**Data segment:**
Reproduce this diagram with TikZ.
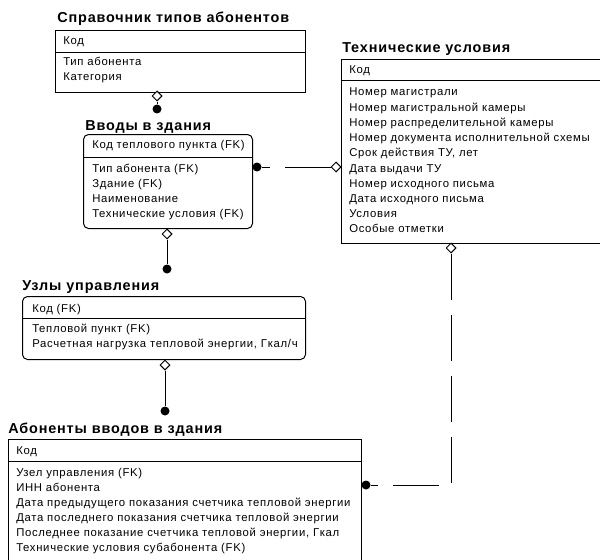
\documentclass[tikz,border=0pt]{standalone}
\usepackage{fontspec}
\setmainfont{Liberation Sans}[LetterSpace=6]
\usetikzlibrary{shapes.geometric}
\begin{document}
\begin{tikzpicture}[x=0.75pt,y=-0.75pt,
  ent/.style={draw, line width=0.75pt, fill=white, inner sep=0, anchor=north west},
  ttl/.style={font=\bfseries\fontsize{10.8}{12}\selectfont, anchor=base west, inner sep=0},
  fld/.style={font=\fontsize{8.5}{10}\selectfont, anchor=base west, inner sep=0},
  dia/.style={diamond, draw, fill=white, line width=0.75pt, inner sep=0, minimum size=7.5pt},
  dot/.style={circle, fill=black, inner sep=0, minimum size=6.75pt},
  rel/.style={line width=0.75pt, dash pattern=on 34.5pt off 11.25pt},
  idrel/.style={line width=0.75pt}]
\useasboundingbox (0,0) rectangle (600,560);
\clip (0,0) rectangle (600,560);

% Entity 1
\node[ttl] (t1) at (57,23) {Справочник типов абонентов};
\node[ent, minimum width=187.5pt, minimum height=46.5pt] (b1) at (55,30) {};
\draw[line width=0.75pt] (55,53) -- (305,53);
\node[fld] (b1k) at (63,45) {Код};
\foreach [count=\i from 0] \t in {Тип абонента, Категория}
  \node[fld] (b1f\i) at (63,66+15*\i) {\t};

% Entity 2
\node[ttl] (t2) at (85,130) {Вводы в здания};
\node[ent, rounded corners=3.75pt, minimum width=126.75pt, minimum height=70.5pt] (b2) at (83,134) {};
\draw[line width=0.75pt] (83,157) -- (252,157);
\node[fld] (b2k) at (92,148) {Код теплового пункта (FK)};
\foreach [count=\i from 0] \t in {Тип абонента (FK), Здание (FK), Наименование, Технические условия (FK)}
  \node[fld] (b2f\i) at (92,172+15*\i) {\t};

% Entity TU
\node[ttl] (t3) at (342,53) {Технические условия};
\node[ent, minimum width=210pt, minimum height=138pt] (tu) at (341,59) {};
\draw[line width=0.75pt] (341,81) -- (621,81);
\node[fld] (tuk) at (349,74) {Код};
\foreach [count=\i from 0] \t in {Номер магистрали, Номер магистральной камеры, Номер распределительной камеры, Номер документа исполнительной схемы, {Срок действия ТУ, лет}, Дата выдачи ТУ, Номер исходного письма, Дата исходного письма, Условия, Особые отметки}
  \node[fld] (tuf\i) at (349,96+15.2*\i) {\t};

% Entity 3
\node[ttl] (t4) at (22,290) {Узлы управления};
\node[ent, rounded corners=3.75pt, minimum width=212.25pt, minimum height=47.25pt] (b3) at (22,296) {};
\draw[line width=0.75pt] (22,318) -- (305,318);
\node[fld] (b3k) at (32,312) {Код (FK)};
\foreach [count=\i from 0] \t in {Тепловой пункт (FK), {Расчетная нагрузка тепловой энергии, Гкал/ч}}
  \node[fld] (b3f\i) at (32,332+15*\i) {\t};

% Entity 4
\node[ttl] (t5) at (8,433) {Абоненты вводов в здания};
\node[ent, minimum width=264.75pt, minimum height=105pt] (b4) at (8,439) {};
\draw[line width=0.75pt] (8,461) -- (361,461);
\node[fld] (b4k) at (16,454) {Код};
\foreach [count=\i from 0] \t in {Узел управления (FK), ИНН абонента, Дата предыдущего показания счетчика тепловой энергии, Дата последнего показания счетчика тепловой энергии, {Последнее показание счетчика тепловой энергии, Гкал}, Технические условия субабонента (FK)}
  \node[fld] (b4f\i) at (16,476+15*\i) {\t};

% Relationships
\node[dia] (d1) at (157,96) {};
\node[dot] (c1) at (157,109) {};
\draw[idrel] (d1) -- (c1);

\node[dia] (d2) at (336,167) {};
\node[dot] (c2) at (257,167) {};
\draw[rel] (d2.west) -- (c2.east);

\node[dia] (d3) at (167,234) {};
\node[dot] (c3) at (167,269) {};
\draw[idrel] (d3.south) -- (c3);

\node[dia] (d4) at (165,365) {};
\node[dot] (c4) at (165,411) {};
\draw[idrel] (d4.south) -- (c4);

\node[dia] (d5) at (451,248) {};
\node[dot] (c5) at (366,485) {};
\draw[rel] (d5.south) |- (c5.east);
\end{tikzpicture}
\end{document}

**Aim:** Print the complete listing exactly as it stands, without its pictures.

**Task solution:**
Reproduce this diagram with TikZ.
\documentclass[tikz,border=0pt]{standalone}
\usepackage{fontspec}
\setmainfont{Liberation Sans}[LetterSpace=6]
\usetikzlibrary{shapes.geometric}
\begin{document}
\begin{tikzpicture}[x=0.75pt,y=-0.75pt,
  ent/.style={draw, line width=0.75pt, fill=white, inner sep=0, anchor=north west},
  ttl/.style={font=\bfseries\fontsize{10.8}{12}\selectfont, anchor=base west, inner sep=0},
  fld/.style={font=\fontsize{8.5}{10}\selectfont, anchor=base west, inner sep=0},
  dia/.style={diamond, draw, fill=white, line width=0.75pt, inner sep=0, minimum size=7.5pt},
  dot/.style={circle, fill=black, inner sep=0, minimum size=6.75pt},
  rel/.style={line width=0.75pt, dash pattern=on 34.5pt off 11.25pt},
  idrel/.style={line width=0.75pt}]
\useasboundingbox (0,0) rectangle (600,560);
\clip (0,0) rectangle (600,560);

% Entity 1
\node[ttl] (t1) at (57,23) {Справочник типов абонентов};
\node[ent, minimum width=187.5pt, minimum height=46.5pt] (b1) at (55,30) {};
\draw[line width=0.75pt] (55,53) -- (305,53);
\node[fld] (b1k) at (63,45) {Код};
\foreach [count=\i from 0] \t in {Тип абонента, Категория}
  \node[fld] (b1f\i) at (63,66+15*\i) {\t};

% Entity 2
\node[ttl] (t2) at (85,130) {Вводы в здания};
\node[ent, rounded corners=3.75pt, minimum width=126.75pt, minimum height=70.5pt] (b2) at (83,134) {};
\draw[line width=0.75pt] (83,157) -- (252,157);
\node[fld] (b2k) at (92,148) {Код теплового пункта (FK)};
\foreach [count=\i from 0] \t in {Тип абонента (FK), Здание (FK), Наименование, Технические условия (FK)}
  \node[fld] (b2f\i) at (92,172+15*\i) {\t};

% Entity TU
\node[ttl] (t3) at (342,53) {Технические условия};
\node[ent, minimum width=210pt, minimum height=138pt] (tu) at (341,59) {};
\draw[line width=0.75pt] (341,81) -- (621,81);
\node[fld] (tuk) at (349,74) {Код};
\foreach [count=\i from 0] \t in {Номер магистрали, Номер магистральной камеры, Номер распределительной камеры, Номер документа исполнительной схемы, {Срок действия ТУ, лет}, Дата выдачи ТУ, Номер исходного письма, Дата исходного письма, Условия, Особые отметки}
  \node[fld] (tuf\i) at (349,96+15.2*\i) {\t};

% Entity 3
\node[ttl] (t4) at (22,290) {Узлы управления};
\node[ent, rounded corners=3.75pt, minimum width=212.25pt, minimum height=47.25pt] (b3) at (22,296) {};
\draw[line width=0.75pt] (22,318) -- (305,318);
\node[fld] (b3k) at (32,312) {Код (FK)};
\foreach [count=\i from 0] \t in {Тепловой пункт (FK), {Расчетная нагрузка тепловой энергии, Гкал/ч}}
  \node[fld] (b3f\i) at (32,332+15*\i) {\t};

% Entity 4
\node[ttl] (t5) at (8,433) {Абоненты вводов в здания};
\node[ent, minimum width=264.75pt, minimum height=105pt] (b4) at (8,439) {};
\draw[line width=0.75pt] (8,461) -- (361,461);
\node[fld] (b4k) at (16,454) {Код};
\foreach [count=\i from 0] \t in {Узел управления (FK), ИНН абонента, Дата предыдущего показания счетчика тепловой энергии, Дата последнего показания счетчика тепловой энергии, {Последнее показание счетчика тепловой энергии, Гкал}, Технические условия субабонента (FK)}
  \node[fld] (b4f\i) at (16,476+15*\i) {\t};

% Relationships
\node[dia] (d1) at (157,96) {};
\node[dot] (c1) at (157,109) {};
\draw[idrel] (d1) -- (c1);

\node[dia] (d2) at (336,167) {};
\node[dot] (c2) at (257,167) {};
\draw[rel] (d2.west) -- (c2.east);

\node[dia] (d3) at (167,234) {};
\node[dot] (c3) at (167,269) {};
\draw[idrel] (d3.south) -- (c3);

\node[dia] (d4) at (165,365) {};
\node[dot] (c4) at (165,411) {};
\draw[idrel] (d4.south) -- (c4);

\node[dia] (d5) at (451,248) {};
\node[dot] (c5) at (366,485) {};
\draw[rel] (d5.south) |- (c5.east);
\end{tikzpicture}
\end{document}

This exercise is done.